ICE North Sea Brent for April delivery settled 55 cents, or 0.5%, lower at $111.06 a barrel.

The EIA said U.S. crude-oil imports last week fell by 650,000 barrels a day to 7.3 million barrels a day. Higher domestic flows from shale-oil fields are expected to continue the trend of reducing the need for crude-oil imports.

Gasoline output fell 600,000 barrels a day last week, to a seven-week low, cutting nationwide inventories in the week.

But stocks in Northeast U.S., including the New York Harbor delivery point for the benchmark gasoline futures contract, climbed for an 11th-straight week, as regional supplies continued to recover from effect of Hurricane Sandy. Stocks are 2.6% above year-earlier levels in the region, reversing a mid-December year-on-year fall of 2.5%.

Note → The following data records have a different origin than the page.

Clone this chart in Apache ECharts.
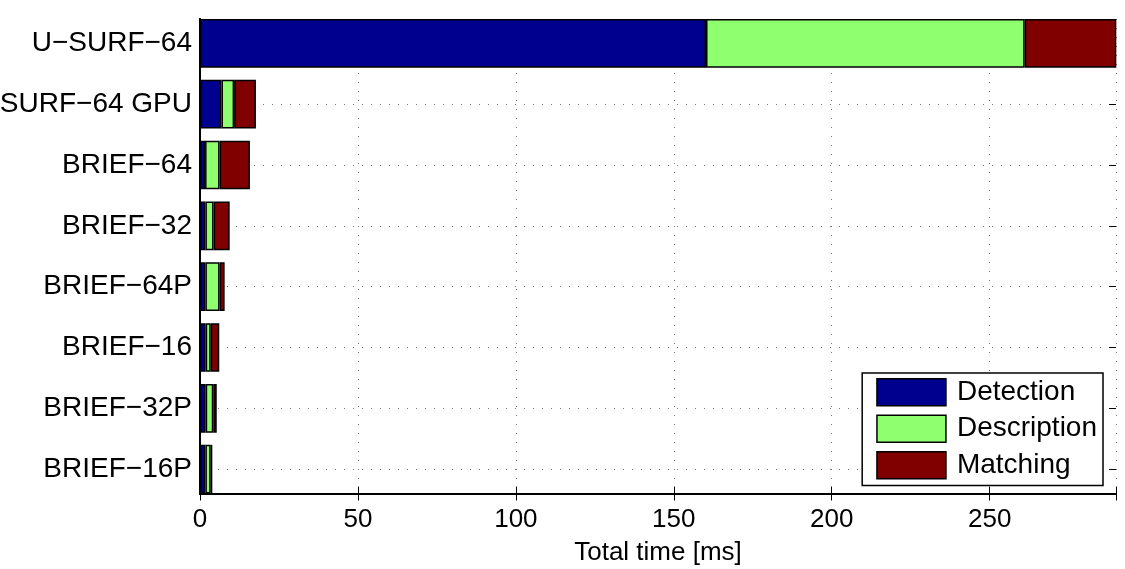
<!DOCTYPE html>
<html>
<head>
<meta charset="utf-8">
<script src="https://cdn.jsdelivr.net/npm/echarts@6/dist/echarts.min.js"></script>
<style>html,body{margin:0;padding:0;background:#fff;}#c{width:1125px;height:569px;}</style>
</head>
<body>
<div id="c"></div>
<script>
const categories = ['U−SURF−64', 'SURF−64 GPU', 'BRIEF−64', 'BRIEF−32', 'BRIEF−64P', 'BRIEF−16', 'BRIEF−32P', 'BRIEF−16P'];
const detection   = [160.2, 6.8, 1.6, 1.7, 1.7, 1.8, 1.8, 1.7];
const description = [100.9, 4.0, 4.6, 2.6, 4.5, 1.6, 2.4, 1.7];
const matching    = [29.0, 6.9, 9.6, 5.1, 1.6, 2.7, 1.1, 0.5];
const xTicks = [0, 50, 100, 150, 200, 250];

const FONT = 'Liberation Sans, Arial, Helvetica, sans-serif';
const chart = echarts.init(document.getElementById('c'));
// plot frame: y from 19 to 493.5 spans category range [-0.4, 7.4]
const frameTop = 19, frameBottom = 493.5;
const unit = (frameBottom - frameTop) / 7.8;
const barGrid = {left: 200, right: 9, top: frameTop - 0.1 * unit, bottom: 569 - (frameBottom + 0.1 * unit), outerBoundsMode: 'none', containLabel: false};
const frameGrid = {left: 200, right: 9, top: frameTop, bottom: 569 - frameBottom, outerBoundsMode: 'none', containLabel: false};
const dotted = {color: '#777', width: 1, type: [1, 8]};
const blackLine = {color: '#000', width: 2};
function barSeries(name, data, color) {
  return {
    name, type: 'bar', stack: 'total', data, barWidth: '80%',
    xAxisIndex: 0, yAxisIndex: 0,
    itemStyle: {color, borderColor: '#000', borderWidth: 1.5},
    emphasis: {disabled: true}
  };
}
chart.setOption({
  animation: false,
  grid: [barGrid, frameGrid],
  legend: {
    right: 22, top: 373, orient: 'vertical', icon: 'rect',
    itemWidth: 69, itemHeight: 27, itemGap: 8,
    padding: [5, 6, 6, 14],
    backgroundColor: '#fff', borderColor: '#000', borderWidth: 1.5,
    textStyle: {fontFamily: FONT, fontSize: 28, color: '#000', padding: [0, 0, 0, 6]},
    data: ['Detection', 'Description', 'Matching'],
    itemStyle: {borderColor: '#000', borderWidth: 1.5}
  },
  xAxis: [{
    gridIndex: 0, type: 'value', min: 0, max: 290, interval: 50,
    axisLine: {show: false}, axisTick: {show: false}, axisLabel: {show: false}, splitLine: {show: false}
  }, {
    gridIndex: 1, type: 'value', min: 0, max: 290, interval: 50,
    name: 'Total time [ms]', nameLocation: 'middle', nameGap: 46,
    nameTextStyle: {fontFamily: FONT, fontSize: 26, color: '#000'},
    axisLine: {show: true, lineStyle: blackLine},
    axisTick: {show: true, inside: true, length: 7, lineStyle: {color: '#000', width: 1}},
    axisLabel: {fontFamily: FONT, fontSize: 26, color: '#000', margin: 13,
      formatter: v => xTicks.includes(v) ? String(v) : ''},
    splitLine: {show: true, lineStyle: dotted}
  }, {
    gridIndex: 1, type: 'value', min: 0, max: 290, interval: 50, position: 'top',
    axisLine: {show: true, lineStyle: blackLine},
    axisTick: {show: true, inside: true, length: 7, lineStyle: {color: '#000', width: 1}},
    axisLabel: {show: false}, splitLine: {show: false}
  }],
  yAxis: [{
    gridIndex: 0, type: 'category', data: categories, inverse: true,
    axisLine: {show: false},
    axisTick: {show: false},
    axisLabel: {fontFamily: FONT, fontSize: 28, color: '#000', margin: 8},
    splitLine: {show: true, alignWithLabel: true, lineStyle: dotted}
  }, {
    gridIndex: 0, type: 'category', data: categories, inverse: true, position: 'right',
    axisLine: {show: false},
    axisTick: {show: true, inside: true, alignWithLabel: true, length: 7, lineStyle: {color: '#000', width: 1}},
    axisLabel: {show: false}, splitLine: {show: false}
  }, {
    gridIndex: 1, type: 'value', min: 0, max: 1, position: 'left',
    axisLine: {show: true, lineStyle: blackLine},
    axisTick: {show: false}, axisLabel: {show: false}, splitLine: {show: false}
  }, {
    gridIndex: 1, type: 'value', min: 0, max: 1, position: 'right',
    axisLine: {show: true, lineStyle: blackLine},
    axisTick: {show: false}, axisLabel: {show: false}, splitLine: {show: false}
  }],
  series: [
    barSeries('Detection', detection, '#00008F'),
    barSeries('Description', description, '#8FFF6F'),
    barSeries('Matching', matching, '#800000')
  ]
});
</script>
</body>
</html>
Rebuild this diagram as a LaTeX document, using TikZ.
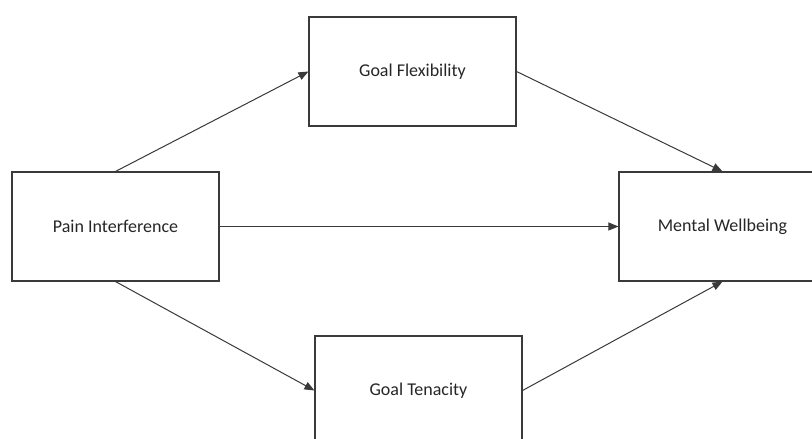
\documentclass[tikz,border=0pt]{standalone}
\usepackage{fontspec}
\setmainfont{Carlito}
\usetikzlibrary{arrows.meta}
\definecolor{linegray}{HTML}{3A3A3A}
\definecolor{textgray}{HTML}{262626}
\begin{document}
\begin{tikzpicture}[x=1pt,y=-1pt,
  box/.style={draw=linegray, line width=1.1pt, fill=white, minimum width=207pt, minimum height=109pt, inner sep=0pt, text=textgray, font=\fontsize{18pt}{21pt}\selectfont},
  conn/.style={draw=linegray, line width=1pt, -{Triangle[length=10pt,width=8pt]}}]
\clip (0,0) rectangle (812,439);
\fill[white] (0,0) rectangle (812,439);
\node[box] (pi) at (115.5,226.5) {Pain Interference};
\node[box] (gf) at (412.5,71.5) {Goal Flexibility};
\node[box] (mw) at (722.5,226.5) {Mental Wellbeing};
\node[box] (gt) at (418.5,390.5) {Goal Tenacity};
\draw[conn] (pi.north) -- (gf.west);
\draw[conn] (gf.east) -- (mw.north);
\draw[conn] (pi.east) -- (mw.west);
\draw[conn] (pi.south) -- (gt.west);
\draw[conn] (gt.east) -- (mw.south);
\end{tikzpicture}
\end{document}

April-delivery reformulated gasoline blendstock futures settled 2.35 cents, or 0.7%, lower at $3.1247 a gallon.

The EIA reported inventories of distillate fuel (diesel/heating oil) fell by a steep 3.83 million barrels, more than five times larger than expectations of a decline of 700,000 barrels. April heating oil gained 0.26 cent, or 0.1%, to settle at a one-week high of $2.9756 a gallon.